Candid, likeable and exact in his recall, he tells his story so simply and without pretension
that we know we can trust him to tell us how things really were. All the events of his
story -- the irresponsible pleasures of his Bohemian youth, the much-feared occupation of
Czechoslovakia, daring escapes and long months in a prison camp -- we see with
devastating clarity through his eyes.
I learned a lot from Martin: about the events of a particularly poignant period in
European history, about the lifestyle of a hedonistic young man in pre-war Prague
(surprising to me, who thought sexual freedom began in the 1960s), about lice and loyalty
and prison survival. And I enjoyed myself throughout.
This is not a book, like so many I've read about the same place and time, to overwhelm
us with incomprehensible horrors --- the piles of bodies, the black smoke from tall
chimneys. Rather it is the experience of one man who, by turns mischievious,
compassionate and pedantic, manages to bring a dreadful event down to the level of
individual human experience.
3 of 3 people found the following review helpful:
5.0 out of 5 stars
Compelling reading, 11 Dec 2002
By Jerry J. Lobdill - Published on Amazon.com
This review is from: Prague Winter (Paperback)

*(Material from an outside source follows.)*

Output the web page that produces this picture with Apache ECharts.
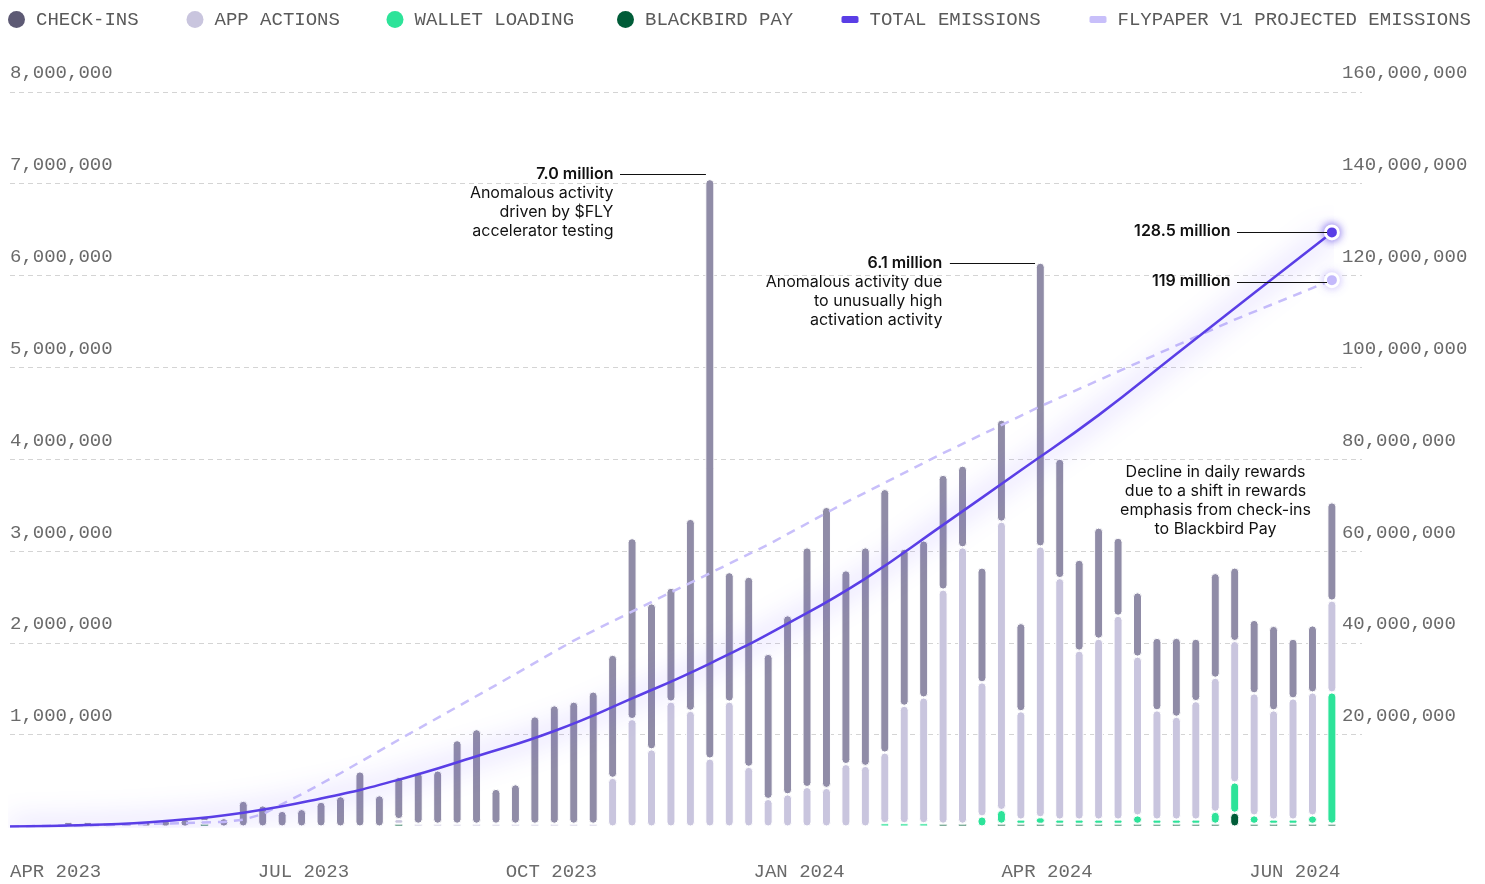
<!DOCTYPE html>
<html>
<head>
<meta charset="utf-8">
<script src="https://cdn.jsdelivr.net/npm/echarts@6/dist/echarts.min.js"></script>
<style>
  html, body { margin: 0; background: #fff; }
  #chart { width: 1485px; height: 884px; }
</style>
</head>
<body>
<div id="chart"></div>
<script>
// weekly rewards, millions
const checkIns = [
  0, 0, 0, 0.05, 0.05, 0.04, 0.04, 0.05, 0.07, 0.08,
  0.05, 0.09, 0.28, 0.23, 0.17, 0.19, 0.27, 0.33, 0.60, 0.34,
  0.46, 0.56, 0.58, 0.91, 1.03, 0.38, 0.43, 1.17, 1.29, 1.33,
  1.44, 1.34, 1.97, 1.59, 1.24, 2.09, 6.31, 1.41, 2.07, 1.58,
  1.95, 2.61, 3.06, 2.11, 2.38, 2.87, 1.71, 1.71, 1.25, 0.89,
  1.25, 1.11, 0.96, 3.09, 1.30, 0.99, 1.21, 0.85, 0.70, 0.79,
  0.86, 0.68, 1.14, 0.80, 0.80, 0.92, 0.65, 0.73, 1.07
];
const appActions = [
  0, 0, 0, 0, 0, 0, 0, 0, 0, 0,
  0.03, 0, 0, 0, 0, 0, 0, 0, 0, 0,
  0.05, 0.03, 0.03, 0.03, 0.03, 0.03, 0.03, 0.03, 0.03, 0.03,
  0.03, 0.53, 1.17, 0.84, 1.36, 1.26, 0.74, 1.36, 0.65, 0.30,
  0.35, 0.43, 0.42, 0.68, 0.66, 0.77, 1.28, 1.37, 2.55, 3.01,
  1.46, 3.14, 1.18, 2.95, 2.63, 1.84, 1.97, 2.22, 1.73, 1.19,
  1.12, 1.29, 1.46, 1.54, 1.33, 1.19, 1.32, 1.34, 1.00
];
const walletLoading = [
  0, 0, 0, 0, 0, 0, 0, 0, 0, 0,
  0, 0, 0, 0, 0, 0, 0, 0, 0, 0,
  0, 0, 0, 0, 0, 0, 0, 0, 0, 0,
  0, 0, 0, 0, 0, 0, 0, 0, 0, 0,
  0, 0, 0, 0, 0, 0.035, 0.035, 0.035, 0, 0,
  0.11, 0.15, 0.045, 0.07, 0.045, 0.045, 0.045, 0.045, 0.09, 0.045,
  0.045, 0.045, 0.13, 0.33, 0.09, 0.045, 0.045, 0.09, 1.43
];
const blackbirdPay = [
  0, 0, 0, 0, 0, 0, 0, 0, 0, 0,
  0.03, 0, 0, 0, 0, 0, 0, 0, 0, 0,
  0.03, 0, 0, 0, 0, 0, 0, 0, 0, 0,
  0, 0, 0, 0, 0, 0, 0, 0, 0, 0,
  0, 0, 0, 0, 0, 0, 0, 0, 0.03, 0.03,
  0, 0.03, 0.03, 0.03, 0.03, 0.03, 0.03, 0.03, 0.03, 0.03,
  0.03, 0.03, 0.03, 0.15, 0.03, 0.03, 0.03, 0.03, 0.03
];
const weeks = checkIns.map((_, i) => 'W' + (i + 1));

// cumulative emissions, millions, [week index, value]
const totalEmissions = [
  [0, 0], [4, 0.3], [8, 1.2], [12, 3.0], [16, 6.1], [20, 10.2], [24, 15.3],
  [28, 20.8], [32, 27.9], [36, 35.5], [40, 44.2], [44, 54.0], [48, 65.7],
  [52, 77.6], [56, 89.6], [60, 102.9], [64, 116.2], [68, 129.4]
];
const projectedEmissions = [
  [0, 0], [5, 0.35], [9, 0.75], [11, 1.0], [12, 1.5], [13, 2.7], [14, 4.9],
  [15, 7.0], [17, 11.6], [20, 18.9], [25, 30.8], [29, 40.5], [34, 51.0],
  [39, 61.4], [43, 70.6], [48, 81.3], [53, 91.5], [58, 101.0], [63, 110.4], [68, 119.0]
];

const monthLabels = ['APR 2023', 'JUL 2023', 'OCT 2023', 'JAN 2024', 'APR 2024', 'JUN 2024'];
const monthStep = 12.75;

// annotations: anchor in [week index, left-axis millions]
const notes = [
  { at: [31.07, 7.10], align: 'right', bold: true,
    lines: ['7.0 million', 'Anomalous activity', 'driven by $FLY', 'accelerator testing'] },
  { at: [47.99, 6.13], align: 'right', bold: true,
    lines: ['6.1 million', 'Anomalous activity due', 'to unusually high', 'activation activity'] },
  { at: [62.81, 6.476], align: 'right', bold: true, lines: ['128.5 million'] },
  { at: [62.81, 5.93], align: 'right', bold: true, lines: ['119 million'] },
  { at: [62.04, 3.85], align: 'center', bold: false,
    lines: ['Decline in daily rewards', 'due to a shift in rewards', 'emphasis from check-ins', 'to Blackbird Pay'] }
];
const leaders = [
  [[31.38, 7.10], [35.80, 7.10]],
  [[48.35, 6.13], [52.73, 6.13]],
  [[63.12, 6.476], [67.75, 6.476]],
  [[63.12, 5.93], [67.75, 5.93]]
];

const MONO = 'Liberation Mono';
const SANS = 'Inter';

const legendItems = [
  { name: 'CHECK-INS', left: 8, color: '#5d5a74', icon: 'circle' },
  { name: 'APP ACTIONS', left: 186.5, color: '#c9c5de', icon: 'circle' },
  { name: 'WALLET LOADING', left: 386.5, color: '#2de399', icon: 'circle' },
  { name: 'BLACKBIRD PAY', left: 617, color: '#005c38', icon: 'circle' },
  { name: 'TOTAL EMISSIONS', left: 841.5, color: '#5a3ee6', icon: 'roundRect' },
  { name: 'FLYPAPER V1 PROJECTED EMISSIONS', left: 1089.5, color: '#c8bffa', icon: 'roundRect' }
];

const fmtNum = (v) => (v === 0 ? '' : (v * 1e6).toLocaleString('en-US'));

const barSeries = (name, values, color) => ({
  name: name,
  type: 'bar',
  stack: 'rewards',
  xAxisIndex: 0,
  yAxisIndex: 0,
  barWidth: 9,
  clip: false,
  data: values.map((v) => (v ? v : null)),
  itemStyle: { color: color, borderRadius: 4.5, borderColor: '#fff', borderWidth: 1 }
});

const endDot = (point, color, glow) => ({
  value: point,
  symbol: 'circle',
  symbolSize: 13,
  itemStyle: { color: color, borderColor: '#fff', borderWidth: 3, shadowBlur: 8, shadowColor: glow }
});

const noteLabel = (n) => {
  const tag = n.align === 'right' ? 'r' : 'c';
  return n.lines.map((t, i) => `{${(i === 0 && n.bold) ? 'h' : 't'}${tag}|${t}}`).join('\n');
};

const noteText = { fontFamily: SANS, fontSize: 16, lineHeight: 19, color: '#111' };

const chart = echarts.init(document.getElementById('chart'));

const option = {
  animation: false,
  backgroundColor: '#fff',
  legend: legendItems.map((it) => ({
    data: [it.name],
    left: it.left,
    top: 10,
    padding: 0,
    icon: it.icon,
    itemWidth: 17,
    itemHeight: it.icon === 'circle' ? 17 : 7,
    selectedMode: false,
    itemStyle: { color: it.color, borderWidth: 0 },
    textStyle: { fontFamily: MONO, fontSize: 19, color: '#5a5a5a', padding: [0, 0, 0, 6] }
  })),
  grid: [
    { left: 10, right: 1485 - 1331.9, top: 91.9, bottom: 57.5 },
    { left: 10, right: 123, top: 91.9, bottom: 57.5 }
  ],
  xAxis: [
    { type: 'category', gridIndex: 0, data: weeks, boundaryGap: false, show: false },
    {
      type: 'value', gridIndex: 1, min: 0, max: 69.55, interval: monthStep,
      axisLine: { show: false }, axisTick: { show: false }, splitLine: { show: false },
      axisLabel: {
        margin: 36, align: 'left', fontFamily: MONO, fontSize: 19, color: '#6a6a6a',
        formatter: (v) => {
          const k = v / monthStep;
          const r = Math.round(k);
          return Math.abs(k - r) < 1e-6 && monthLabels[r] ? monthLabels[r] : '';
        }
      }
    }
  ],
  yAxis: [
    { type: 'value', gridIndex: 0, min: 0, max: 8, interval: 1, show: false },
    {
      type: 'value', gridIndex: 0, position: 'right', min: 0, max: 160, interval: 20,
      axisLine: { show: false }, axisTick: { show: false }, splitLine: { show: false },
      axisLabel: {
        inside: false, margin: 10, align: 'left', verticalAlign: 'bottom', padding: [0, 0, 9, 0],
        fontFamily: MONO, fontSize: 19, color: '#6a6a6a', formatter: fmtNum
      }
    },
    {
      type: 'value', gridIndex: 1, min: 0, max: 8, interval: 1,
      axisLine: { show: false }, axisTick: { show: false },
      splitLine: { show: true, showMinLine: false, lineStyle: { color: '#d4d4d4', type: [5, 4], width: 1 } },
      axisLabel: {
        inside: true, margin: 0, align: 'left', verticalAlign: 'bottom', padding: [0, 0, 9, 0],
        fontFamily: MONO, fontSize: 19, color: '#6a6a6a', formatter: fmtNum
      }
    }
  ],
  series: [
    barSeries('BLACKBIRD PAY', blackbirdPay, '#005c38'),
    barSeries('WALLET LOADING', walletLoading, '#2de399'),
    barSeries('APP ACTIONS', appActions, '#c9c5de'),
    barSeries('CHECK-INS', checkIns, '#908ca7'),
    {
      name: 'FLYPAPER V1 PROJECTED EMISSIONS',
      type: 'line',
      xAxisIndex: 0,
      yAxisIndex: 1,
      smooth: false,
      symbol: 'none',
      showSymbol: true,
      showAllSymbol: true,
      itemStyle: { color: '#c8bffa' },
      lineStyle: { color: '#c8bffa', width: 2.5, type: [9, 7] },
      data: projectedEmissions.map((p, i) =>
        i === projectedEmissions.length - 1 ? endDot(p, '#c9c0fb', 'rgba(180,165,250,0.7)') : p),
      z: 3
    },
    {
      name: 'TOTAL EMISSIONS',
      type: 'line',
      xAxisIndex: 0,
      yAxisIndex: 1,
      smooth: 0.5,
      symbol: 'none',
      showSymbol: true,
      showAllSymbol: true,
      itemStyle: { color: '#5a3ee6' },
      lineStyle: { color: '#5a3ee6', width: 2.5, shadowColor: 'rgba(100,70,245,1)', shadowBlur: 28 },
      data: totalEmissions.map((p, i) =>
        i === totalEmissions.length - 1 ? endDot(p, '#5a3ee6', 'rgba(90,62,230,0.8)') : p),
      z: 4
    },
    {
      type: 'scatter',
      xAxisIndex: 1,
      yAxisIndex: 2,
      data: [],
      silent: true,
      z: 5,
      markLine: {
        silent: true,
        symbol: ['none', 'none'],
        label: { show: false },
        lineStyle: { color: '#111', width: 1, type: 'solid' },
        emphasis: { disabled: true },
        data: leaders.map((l) => [{ coord: l[0] }, { coord: l[1] }])
      },
      markPoint: {
        silent: true,
        symbol: 'rect',
        symbolSize: 1,
        itemStyle: { color: 'rgba(0,0,0,0)' },
        data: notes.map((n) => ({
          coord: n.at,
          label: {
            show: true,
            position: [0, 0],
            offset: [0, -9.5],
            align: n.align,
            verticalAlign: 'top',
            formatter: noteLabel(n),
            rich: {
              hr: Object.assign({ fontWeight: 600, align: 'right' }, noteText),
              tr: Object.assign({ align: 'right' }, noteText),
              hc: Object.assign({ fontWeight: 600, align: 'center' }, noteText),
              tc: Object.assign({ align: 'center' }, noteText)
            }
          }
        }))
      }
    }
  ]
};

chart.setOption(option);
</script>
</body>
</html>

This book made me recall things I had learned about the Nazis during World War II and had let slip into my mental dustbin of facts and memories I wish I'd never known. I had conveniently summarized in my consciousness all I thought I needed to recall about these things: The Nazis were a brutal, horrible blight on humanity and if there ever was a Hell on Earth, their world was it.
But this summary doesn't cut it, as I rediscovered reading Prague Winter. The horror and depravity of the concentration camps was bad enough, but what it did psychologically to the inmates was even worse. To survive, one had to become inured to it and learn how to play survival games that are unimaginable in today's world, and that must have left a permanent scar upon all who survived.
The way Martin has chosen to narrate his experiences makes it seem all the more like the Hell on Earth it really was. The utter chaos of the time; the knowledge that each decision one makes, no matter how small or seemingly insignificant it might be, could literally mean death; the insanity of the oppression; the things that one was required to accept in order to survive; the attitude about death one must adopt--are all made plain through Martin's matter-of-fact way of describing his experiences.
I could hardly put the book down, but it was very painful to read. I'm reminded of Solzhenitsyn's books--all of which I've read. To realize the depths to which insane megalomaniacal leaders can plunge society is really sobering. We truly do not know how good our lives are here in the US and Canada.
This book should be read by all freedom loving people.
2 of 2 people found the following review helpful:
5.0 out of 5 stars
Nazi Darkness, 8 Jan 2003
By Robert C. James "bjhistorybuff" - Published on Amazon.com
This review is from: Prague Winter (Paperback)
I read "Prague Winter" in one sitting. It is the true tale of a Czech teenager living in Prague just before and during the German occupation of Czechoslovakia during the Second World War. The book is riviting describing the gradual loss of freedom for the citizens and how the city slowly turns from a gay exciting european capital to a closed, silent and dismal island of fear and loathing. Martin chronicles the assination of the hated SS Leader Heydrich and the terrible reprisals against the Czechoslovakian people. The book culminates with Martin's attempt to escape the country, his capture and imprisonment where he almost dies. This book really deserves a wide readership because the lessons learned are so very important to freedom loving people.